Thursday, January 30, 2020

fun things to do in the winter: sunrise

I know the sun is coming up when the sky starts to brighten over the roofs and past the trees I see from the chair where I read. I can't see the sun actually nudge up over the horizon because my horizon is circumscribed by buildings. That's as I choose: to live in the city.

I didn't always get up so early either. For many years I worked evening shift at a hospital. I didn't go to bed till midnight or later. The sun was always up when I got up, even in the winter when it rises later. I never had children that I had to get ready for school. Or that woke me up even when they weren't going to school.

I don't know why I've changed the habits of my adult life and started getting up while the city is still sleeping. Maybe it made more sense to read in the morning instead of at night when my brain is blurry.

A few weeks ago I decided I wanted to see the sun rise on the river. It would be cold but light cuts more sharply in the cold. Or is it the shapes? Silhouettes of trees, the crusts of ice, frozen snow.


I got up at 6 and had a cup of tea. Pulled on some clothes, took a thermos. The river is a half-hour walk away. Where I can access it, the waterway is narrow because there is an island with condo towers and shopping malls in the middle of the river. Normally I walk past Île des Soeurs or Nuns' Island to where the river opens out, but I wasn't going to make it to see the sunrise. I tried to find a spot across from the island where the horizon wasn't too obstructed by buildings.







The sun wasn't up yet but the contrails were turning pink. The river was glassy, still and black, the reflection of dawn a yellow-pink sheen across it. The trees and marsh grass were black, the shoreline a sculpture of ice.
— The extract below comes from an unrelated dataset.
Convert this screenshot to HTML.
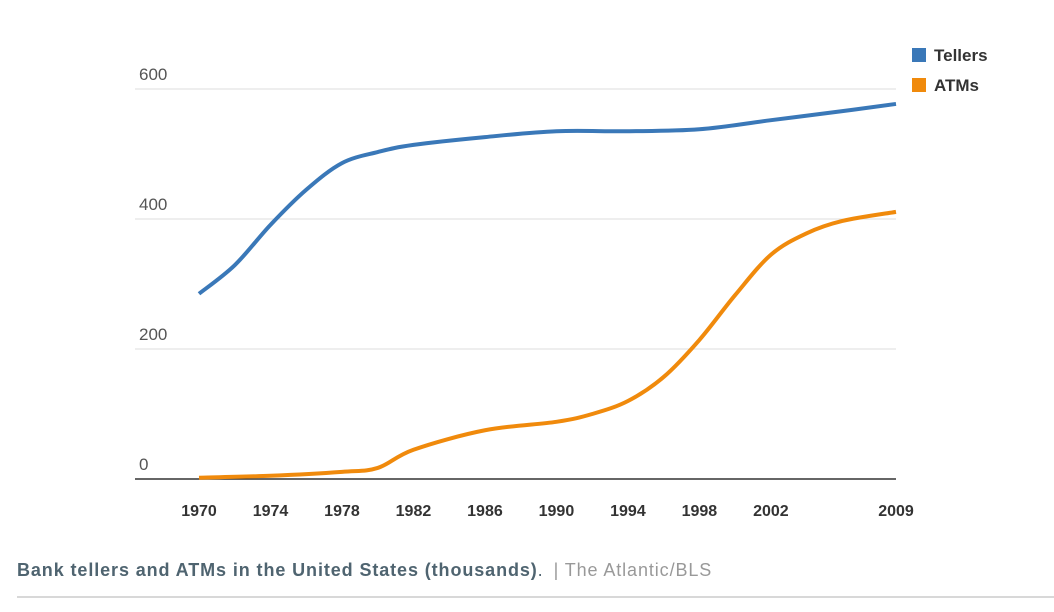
<!DOCTYPE html>
<html><head><meta charset="utf-8"><style>
body{margin:0;background:#fff;width:1054px;height:607px;overflow:hidden;font-family:"Liberation Sans",sans-serif}
svg text{font-family:"Liberation Sans",sans-serif}
</style></head><body>
<svg width="1054" height="607">
<g id="grid"></g>
<g id="series"></g>
<g>
<rect x="912" y="48" width="14" height="14" fill="#3a78b8"/>
<text x="934" y="61" font-size="17" font-weight="bold" fill="#333">Tellers</text>
<rect x="912" y="78" width="14" height="14" fill="#f08a0c"/>
<text x="934" y="91" font-size="17" font-weight="bold" fill="#333">ATMs</text>
</g>
<text x="17" y="576" font-size="18" font-weight="bold" fill="#4f6470" letter-spacing="0.9">Bank tellers and ATMs in the United States (thousands)<tspan font-weight="normal" fill="#4f6470">.</tspan><tspan font-weight="normal" fill="#999" dx="10">|  The Atlantic/BLS</tspan></text>
<line x1="17" y1="597" x2="1054" y2="597" stroke="#ccc" stroke-width="1.5"/>
</svg>
<script>
const yTicks=[0,200,400,600];
const xTickLabels=[1970,1974,1978,1982,1986,1990,1994,1998,2002,2009];
const tellerYears=[1970,1972,1974,1976,1978,1980,1982,1986,1990,1994,1998,2002,2006,2009];
const tellerValues=[285,329,391,445,486,503,514,526,535,535,538,552,566,577];
const atmYears=[1970,1974,1978,1980,1982,1986,1990,1992,1994,1996,1998,2000,2002,2004,2006,2009];
const atmValues=[2,5,11,17,45,75,88,100,120,157,214,283,345,378,397,411];
const NS="http://www.w3.org/2000/svg";
const X=y=>199+(y-1970)*(896-199)/39;
const Y=v=>479-v*0.65;
const grid=document.getElementById('grid');
yTicks.forEach(t=>{
 const l=document.createElementNS(NS,'line');
 l.setAttribute('x1',135);l.setAttribute('x2',896);l.setAttribute('y1',Y(t));l.setAttribute('y2',Y(t));
 l.setAttribute('stroke',t===0?'#333':'#ddd');l.setAttribute('stroke-width',t===0?1.5:1);
 
 
 grid.appendChild(l);
 const tx=document.createElementNS(NS,'text');
 tx.setAttribute('x',139);tx.setAttribute('y',Y(t)-9);tx.setAttribute('font-size',17);tx.setAttribute('fill','#555');
 tx.textContent=t;
 
 
 grid.appendChild(tx);
});
xTickLabels.forEach(t=>{
 const tx=document.createElementNS(NS,'text');
 tx.setAttribute('x',X(t));tx.setAttribute('y',516);tx.setAttribute('font-size',16);tx.setAttribute('font-weight','bold');
 tx.setAttribute('fill','#333');tx.setAttribute('text-anchor','middle');
 tx.textContent=t;
 
 
 grid.appendChild(tx);
});
function path(xs,vs){
 const p=xs.map((x,i)=>[X(x),Y(vs[i])]);
 let d='M'+p[0][0]+','+p[0][1];
 for(let i=0;i<p.length-1;i++){
  const p0=p[i-1]||p[i],p1=p[i],p2=p[i+1],p3=p[i+2]||p2;
  const c1=[p1[0]+(p2[0]-p0[0])/6,p1[1]+(p2[1]-p0[1])/6];
  const c2=[p2[0]-(p3[0]-p1[0])/6,p2[1]-(p3[1]-p1[1])/6];
  d+=`C${c1[0]},${c1[1]} ${c2[0]},${c2[1]} ${p2[0]},${p2[1]}`;
 }
 return d;
}
const s=document.getElementById('series');
[[tellerYears,tellerValues,'#3a78b8','line-tellers'],[atmYears,atmValues,'#f08a0c','line-atms']].forEach(([xs,vs,c,n])=>{
 const el=document.createElementNS(NS,'path');
 el.setAttribute('d',path(xs,vs));el.setAttribute('fill','none');el.setAttribute('stroke',c);el.setAttribute('stroke-width',4);
 
 
 s.appendChild(el);
});
</script>
</body></html>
My footsteps crunched. I passed a few people and dogs getting their exercise before heading off to work. Evidence of beavers. Also two women sitting on rocks, facing east.














A few days before trekking over to the river, I wanted to see how high I could get closer to where I lived--if I could see the sunrise closer to home.

It's hard because the railyards block the east. But it was the worth the 5-min walk to the hill that overlooks that part of the railyards (not directly east).


Also to see downtown Montreal waking up.


You can of course watch a sunrise any day that the sky is clear, but this is the time of year when it doesn't happen at 4:30.